While in motion the spaceship is length contracted, but the distance between the planets is not.

Relative to what frame? In the spaceship's frame the spaceship is not in motion, it's stationary, and therefore its length is not contracted while the distance between planets is contracted since they are the ones in motion in this frame. And this frame's perspective is every bit as valid as the perspective of the frame where the planets are stationary and the spaceship is in motion. Do you disagree?

If you assume two planets, moving uniformly with respects to one other through space

Moving with respect to one another, or with respect to some observer's frame of reference? Obviously if they are moving with respect to one another the distance between them is changing!

the planets can be length contracted while in motion, the distance between them remains constant. It is not length contracted.

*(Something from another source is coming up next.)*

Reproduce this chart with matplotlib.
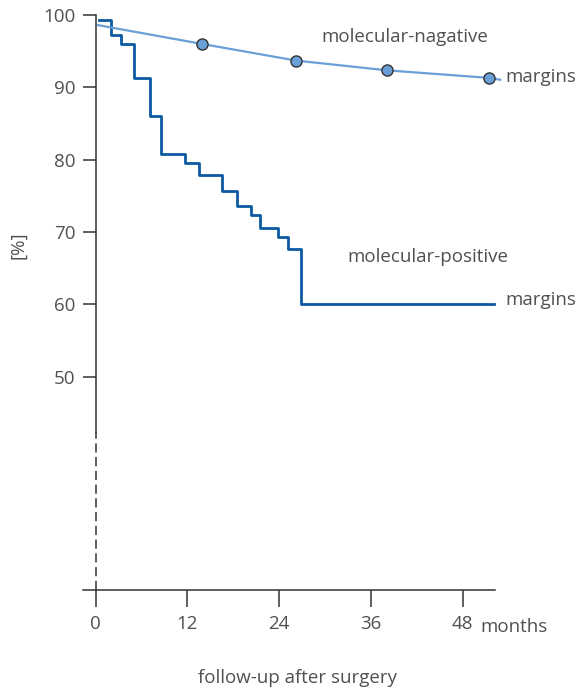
import matplotlib
matplotlib.use("Agg")
import matplotlib.pyplot as plt

# ---- data ----
pos_months = [0.4, 2.0, 3.3, 5.0, 7.1, 8.5, 11.7, 13.5, 16.5, 18.5, 20.3, 21.5, 23.8, 25.2, 26.8, 52.1]
pos_values = [99.3, 97.3, 96.0, 91.3, 86.1, 80.8, 79.5, 77.9, 75.7, 73.6, 72.4, 70.6, 69.3, 67.6, 60.1, 60.1]

neg_line_months = [0.3, 13.9, 26.2, 38.1, 51.5, 52.9]
neg_line_values = [98.6, 96.0, 93.7, 92.35, 91.3, 91.05]
neg_point_months = [13.9, 26.2, 38.1, 51.5]
neg_point_values = [96.0, 93.7, 92.35, 91.3]

y_ticks = [50, 60, 70, 80, 90, 100]
x_ticks = [0, 12, 24, 36, 48]
x_ticklabels = ["0", "12", "24", "36", "48"]

plt.rcParams['font.family'] = ['Open Sans', 'DejaVu Sans']
FS = 13.5
TXT = "#505050"
AX = "#333333"
DARK = "#0b5aa2"
LIGHT = "#6a9fd8"

fig = plt.figure(figsize=(5.85, 6.92), dpi=100)
ax = fig.add_axes([82.7 / 585, 1 - 590 / 692, (494.8 - 82.7) / 585, (590 - 15) / 692])
ax.set_xlim(-1.7, 52.2)
ax.set_ylim(20.5, 100)

# curves
ax.step(pos_months, pos_values, where='post', color=DARK, lw=2.0, clip_on=False, zorder=3)
ax.plot(neg_line_months, neg_line_values, color=LIGHT, lw=1.6, clip_on=False, zorder=3)
ax.plot(neg_point_months, neg_point_values, 'o', ms=8, mfc=LIGHT, mec="#333333", mew=1.0,
        clip_on=False, zorder=4)

# spines
for s in ['top', 'right']:
    ax.spines[s].set_visible(False)
ax.spines['left'].set_position(('data', 0))
ax.spines['left'].set_bounds(42.4, 100)
ax.spines['left'].set_color(AX)
ax.spines['bottom'].set_color(AX)
ax.spines['left'].set_linewidth(1.1)
ax.spines['bottom'].set_linewidth(1.1)
ax.plot([0, 0], [20.5, 42.4], color=AX, lw=1.1, ls=(0, (6, 3)), clip_on=False)

ax.set_yticks(y_ticks)
ax.set_yticklabels([str(v) for v in y_ticks])
ax.set_xticks(x_ticks)
ax.set_xticklabels(x_ticklabels)
ax.tick_params(axis='y', direction='out', length=9.5, width=1.1, color=AX, labelsize=FS,
               labelcolor=TXT, pad=5)
ax.tick_params(axis='x', direction='out', length=12, width=1.1, color=AX, labelsize=FS,
               labelcolor=TXT, pad=6)

fig.text(480 / 585, 1 - 627 / 692, "months", fontsize=FS, color=TXT, ha='left', va='center')
fig.text(297 / 585, 1 - 678 / 692, "follow-up after surgery", fontsize=FS, color=TXT,
         ha='center', va='center')
fig.text(18 / 585, 1 - 245 / 692, "[%]", fontsize=FS, color=TXT, ha='center', va='center',
         rotation=90)

fig.text(321 / 585, 1 - 37 / 692, "molecular-nagative", fontsize=FS, color=TXT, ha='left', va='center')
fig.text(576 / 585, 1 - 77 / 692, "margins", fontsize=FS, color=TXT, ha='right', va='center')
fig.text(347 / 585, 1 - 257 / 692, "molecular-positive", fontsize=FS, color=TXT, ha='left', va='center')
fig.text(576 / 585, 1 - 300 / 692, "margins", fontsize=FS, color=TXT, ha='right', va='center')

fig.savefig("out.png", dpi=100)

Of course it is. Can you give a numerical example? Pick some frame of reference which uses coordinates x,t, and define the velocity of each planet in this frame, as well as their initial positions at t=0. If they are moving "with respect to one another" then it's easy to show that the distance between them changes in this frame, if they both have the same velocity relative to this frame then the distance between them will be constant in this frame, but just using the Lorentz transformation you can show the distance in this frame is shorter than it is in the frame where both planets are at rest. If you don't know enough about the math of SR to give such an example, then you really shouldn't go making such confident statements about a theory whose basic technical details you don't understand!

Distance is neither an object.., matter nor energy. Though it may appear length contracted under some circumstances, distance itself does not move and so cannot be length contracted, in a way similar to rods and spaceships.

Sorry but this is nonsense, again if you give a simple numerical example it'll be very easy to show that what you are saying doesn't match with the math of the Lorentz transformation.